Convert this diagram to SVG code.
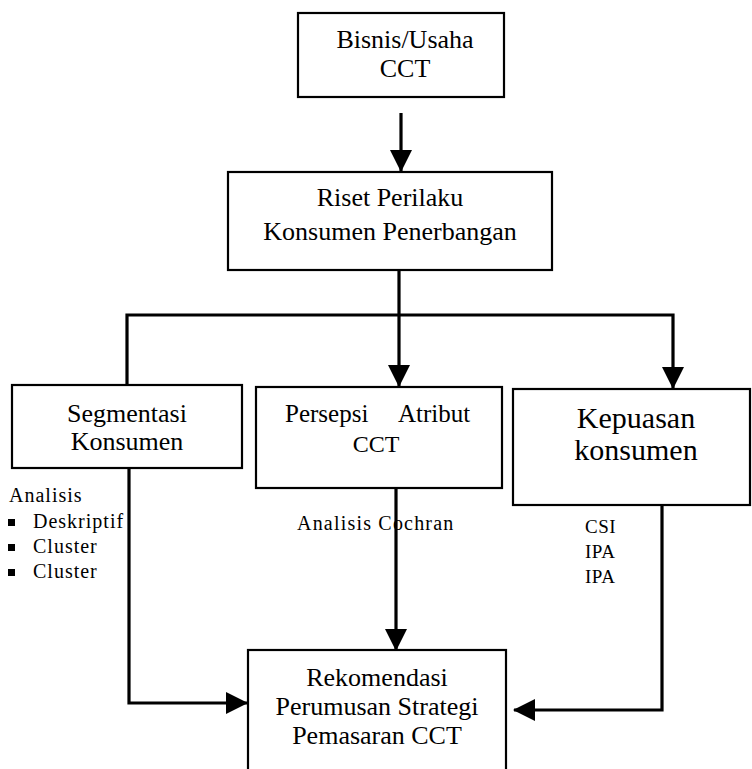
<svg xmlns="http://www.w3.org/2000/svg" width="752" height="769" viewBox="0 0 752 769">
<style>
.box{fill:#fff;stroke:#000;stroke-width:2.2}
.t{font-family:"Liberation Serif","Times New Roman",serif;fill:#000;text-anchor:middle}
.s{font-family:"Liberation Serif","Times New Roman",serif;fill:#000;font-size:20px;letter-spacing:1px}
.c{fill:none;stroke:#000;stroke-width:3.2}
</style>
<defs>
<marker id="ah" markerUnits="userSpaceOnUse" markerWidth="22" markerHeight="22" viewBox="0 0 22 22" refX="21" refY="11" orient="auto">
<polygon points="0,0 22,11 0,22" fill="#000"/>
</marker>
</defs>
<rect width="752" height="769" fill="#fff"/>
<g id="connectors">
<line class="c" x1="401" y1="113" x2="401" y2="171" marker-end="url(#ah)"/>
<line class="c" x1="399" y1="270" x2="399" y2="386" marker-end="url(#ah)"/>
<polyline class="c" points="127,384 127,315 673,315 673,388" marker-end="url(#ah)"/>
<polyline class="c" points="129,468 129,703 247,703" marker-end="url(#ah)"/>
<line class="c" x1="396" y1="488" x2="396" y2="650" marker-end="url(#ah)"/>
<polyline class="c" points="662,505 662,710 514,710" marker-end="url(#ah)"/>
</g>
<g id="n-bisnis">
<rect class="box" x="298" y="13" width="206" height="84"/>
<text class="t" x="405" y="48" font-size="26">Bisnis/Usaha</text>
<text class="t" x="405" y="77" font-size="26">CCT</text>
</g>
<g id="n-riset">
<rect class="box" x="228" y="172" width="324" height="98"/>
<text class="t" x="390" y="206" font-size="26">Riset Perilaku</text>
<text class="t" x="390" y="240" font-size="26">Konsumen Penerbangan</text>
</g>
<g id="n-segmentasi">
<rect class="box" x="12" y="385" width="230" height="83"/>
<text class="t" x="127" y="422" font-size="26">Segmentasi</text>
<text class="t" x="127" y="450" font-size="26">Konsumen</text>
</g>
<g id="n-persepsi">
<rect class="box" x="256" y="387" width="246" height="101"/>
<text font-family="Liberation Serif, Times New Roman, serif" font-size="25" fill="#000"><tspan x="285" y="422">Persepsi</tspan><tspan x="398" y="422">Atribut</tspan></text>
<text class="t" x="376" y="452" font-size="24">CCT</text>
</g>
<g id="n-kepuasan">
<rect class="box" x="513" y="389" width="237" height="116"/>
<text class="t" x="636" y="428" font-size="30">Kepuasan</text>
<text class="t" x="636" y="460" font-size="30">konsumen</text>
</g>
<g id="n-rekomendasi">
<rect class="box" x="248" y="650" width="258" height="130"/>
<text class="t" x="377" y="686" font-size="26">Rekomendasi</text>
<text class="t" x="377" y="715" font-size="26">Perumusan Strategi</text>
<text class="t" x="377" y="744" font-size="26">Pemasaran CCT</text>
</g>
<g id="label-analisis">
<text class="s" x="9" y="502">Analisis</text>
<rect x="8" y="519" width="7" height="7" fill="#000"/>
<rect x="8" y="544" width="7" height="7" fill="#000"/>
<rect x="8" y="569" width="7" height="7" fill="#000"/>
<text class="s" x="33" y="528">Deskriptif</text>
<text class="s" x="33" y="553">Cluster</text>
<text class="s" x="33" y="578">Cluster</text>
</g>
<g id="label-cochran">
<text class="s" x="297" y="530" style="letter-spacing:1.2px">Analisis Cochran</text>
</g>
<g id="label-csi">
<text class="s" x="585" y="533" style="font-size:19px;letter-spacing:0.5px">CSI</text>
<text class="s" x="585" y="558" style="font-size:19px;letter-spacing:0.5px">IPA</text>
<text class="s" x="585" y="583" style="font-size:19px;letter-spacing:0.5px">IPA</text>
</g>
</svg>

Exercise requirements: Transcribe the full listing above exactly as it stands, minus the pictures.

Result of this exercise:
Convert this diagram to SVG code.
<svg xmlns="http://www.w3.org/2000/svg" width="752" height="769" viewBox="0 0 752 769">
<style>
.box{fill:#fff;stroke:#000;stroke-width:2.2}
.t{font-family:"Liberation Serif","Times New Roman",serif;fill:#000;text-anchor:middle}
.s{font-family:"Liberation Serif","Times New Roman",serif;fill:#000;font-size:20px;letter-spacing:1px}
.c{fill:none;stroke:#000;stroke-width:3.2}
</style>
<defs>
<marker id="ah" markerUnits="userSpaceOnUse" markerWidth="22" markerHeight="22" viewBox="0 0 22 22" refX="21" refY="11" orient="auto">
<polygon points="0,0 22,11 0,22" fill="#000"/>
</marker>
</defs>
<rect width="752" height="769" fill="#fff"/>
<g id="connectors">
<line class="c" x1="401" y1="113" x2="401" y2="171" marker-end="url(#ah)"/>
<line class="c" x1="399" y1="270" x2="399" y2="386" marker-end="url(#ah)"/>
<polyline class="c" points="127,384 127,315 673,315 673,388" marker-end="url(#ah)"/>
<polyline class="c" points="129,468 129,703 247,703" marker-end="url(#ah)"/>
<line class="c" x1="396" y1="488" x2="396" y2="650" marker-end="url(#ah)"/>
<polyline class="c" points="662,505 662,710 514,710" marker-end="url(#ah)"/>
</g>
<g id="n-bisnis">
<rect class="box" x="298" y="13" width="206" height="84"/>
<text class="t" x="405" y="48" font-size="26">Bisnis/Usaha</text>
<text class="t" x="405" y="77" font-size="26">CCT</text>
</g>
<g id="n-riset">
<rect class="box" x="228" y="172" width="324" height="98"/>
<text class="t" x="390" y="206" font-size="26">Riset Perilaku</text>
<text class="t" x="390" y="240" font-size="26">Konsumen Penerbangan</text>
</g>
<g id="n-segmentasi">
<rect class="box" x="12" y="385" width="230" height="83"/>
<text class="t" x="127" y="422" font-size="26">Segmentasi</text>
<text class="t" x="127" y="450" font-size="26">Konsumen</text>
</g>
<g id="n-persepsi">
<rect class="box" x="256" y="387" width="246" height="101"/>
<text font-family="Liberation Serif, Times New Roman, serif" font-size="25" fill="#000"><tspan x="285" y="422">Persepsi</tspan><tspan x="398" y="422">Atribut</tspan></text>
<text class="t" x="376" y="452" font-size="24">CCT</text>
</g>
<g id="n-kepuasan">
<rect class="box" x="513" y="389" width="237" height="116"/>
<text class="t" x="636" y="428" font-size="30">Kepuasan</text>
<text class="t" x="636" y="460" font-size="30">konsumen</text>
</g>
<g id="n-rekomendasi">
<rect class="box" x="248" y="650" width="258" height="130"/>
<text class="t" x="377" y="686" font-size="26">Rekomendasi</text>
<text class="t" x="377" y="715" font-size="26">Perumusan Strategi</text>
<text class="t" x="377" y="744" font-size="26">Pemasaran CCT</text>
</g>
<g id="label-analisis">
<text class="s" x="9" y="502">Analisis</text>
<rect x="8" y="519" width="7" height="7" fill="#000"/>
<rect x="8" y="544" width="7" height="7" fill="#000"/>
<rect x="8" y="569" width="7" height="7" fill="#000"/>
<text class="s" x="33" y="528">Deskriptif</text>
<text class="s" x="33" y="553">Cluster</text>
<text class="s" x="33" y="578">Cluster</text>
</g>
<g id="label-cochran">
<text class="s" x="297" y="530" style="letter-spacing:1.2px">Analisis Cochran</text>
</g>
<g id="label-csi">
<text class="s" x="585" y="533" style="font-size:19px;letter-spacing:0.5px">CSI</text>
<text class="s" x="585" y="558" style="font-size:19px;letter-spacing:0.5px">IPA</text>
<text class="s" x="585" y="583" style="font-size:19px;letter-spacing:0.5px">IPA</text>
</g>
</svg>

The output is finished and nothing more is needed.